Some of these may have a better or worse prognosis than standard infiltrating ductal carcinoma.
- Adenoid cystic carcinoma
- Low-grade adenosquamous carcinoma
- Medullary carcinoma
- Metaplastic carcinoma
- Micropapillary carcinoma
Statistics And Survival Rates
The prognosis for breast cancer in men is similar to that in women.
According to the American Cancer Society, the chances of surviving 5 years or more after diagnosis are, on average:
- 96% when cancer affects only the breast tissue at diagnosis
- 83% when it affects nearby areas as well as the breast
- 23% when it has spread to other parts of the body
For this reason, it is essential to seek help as soon as a person notices changes.
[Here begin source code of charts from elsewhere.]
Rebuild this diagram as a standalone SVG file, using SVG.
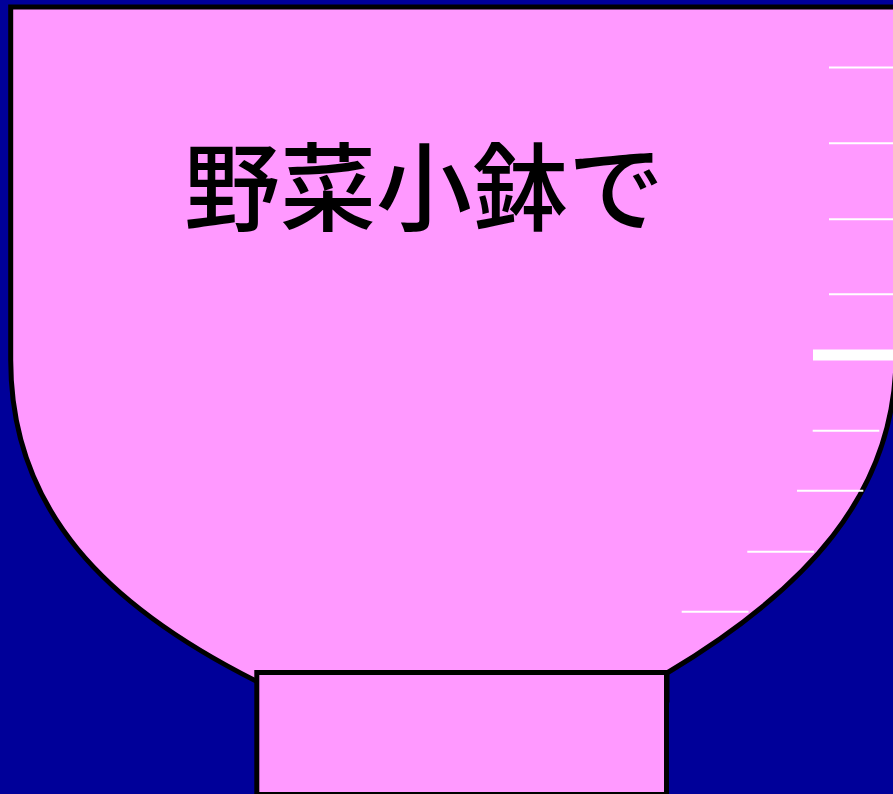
<svg xmlns="http://www.w3.org/2000/svg" width="893" height="794" viewBox="0 0 893 794">
  <style>
    .bowl { fill: #FF99FF; stroke: #000000; stroke-width: 5; stroke-linejoin: miter; }
    .tick { stroke: #FFFFFF; stroke-width: 2; fill: none; }
    .title { font-family: "Noto Sans CJK JP", "Noto Sans CJK SC", sans-serif; font-size: 96px; font-weight: 500; fill: #000000; }
  </style>
  <rect id="background" x="0" y="0" width="893" height="794" fill="#000099"/>
  <g id="bowl">
    <path class="bowl" d="M 10.7 7 H 910 V 355 L 896 355 C 896 495 804 591 667 673 L 667 700 L 258 700 L 258 682 C 106 606 10.7 510 10.7 360 Z"/>
  </g>
  <g id="foot">
    <rect class="bowl" x="256.8" y="672.5" width="409.7" height="122"/>
  </g>
  <g id="ticks">
    <line class="tick" x1="829" y1="67.5" x2="900" y2="67.5"/>
    <line class="tick" x1="829" y1="143.2" x2="900" y2="143.2"/>
    <line class="tick" x1="829" y1="219.2" x2="900" y2="219.2"/>
    <line class="tick" x1="829" y1="294.3" x2="900" y2="294.3"/>
    <rect x="813" y="349.5" width="90" height="11" fill="#FFFFFF"/>
    <line class="tick" x1="812.7" y1="430.7" x2="879.3" y2="430.7"/>
    <line class="tick" x1="797" y1="490.7" x2="863.3" y2="490.7"/>
    <line class="tick" x1="747.3" y1="551.7" x2="814" y2="551.7"/>
    <line class="tick" x1="681.7" y1="611.7" x2="748.5" y2="611.7"/>
  </g>
  <g id="title">
    <text class="title" x="184" y="223">野菜小鉢で</text>
  </g>
</svg>
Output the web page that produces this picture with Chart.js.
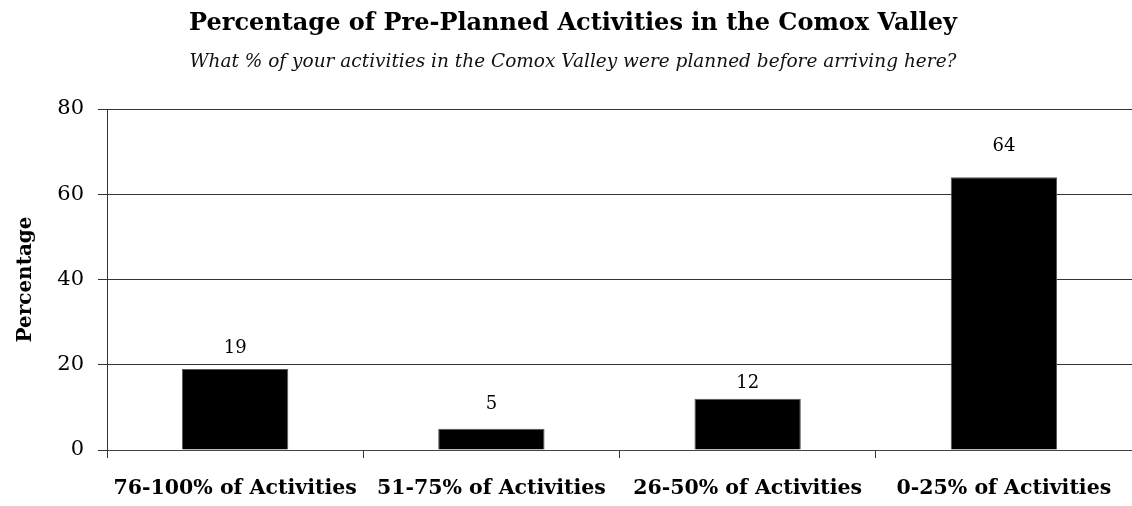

Early stage breast cancer responds well to treatment.
Diagnostic methods and treatments have improved in the last few years, and so the chances of living for at least 5 years after diagnosis are probably higher than the above figures for people currently receiving a diagnosis.
If a person notices changes in their breast, they should see a doctor.
The doctor will symptoms and the individuals personal and family medical history, including any history of estrogen use or radiation treatment.
They will also carry out a physical examination.
They may suggest the following tests:
- a mammogram
- a nipple discharge test
- a biopsy
Sometimes, a doctor will recommend removing a lump and carrying out a biopsy at the same time. They may only remove a part of the area that appears to be affected and carry out a test, or they may remove the whole area, including some of the normal breast tissue surrounding it.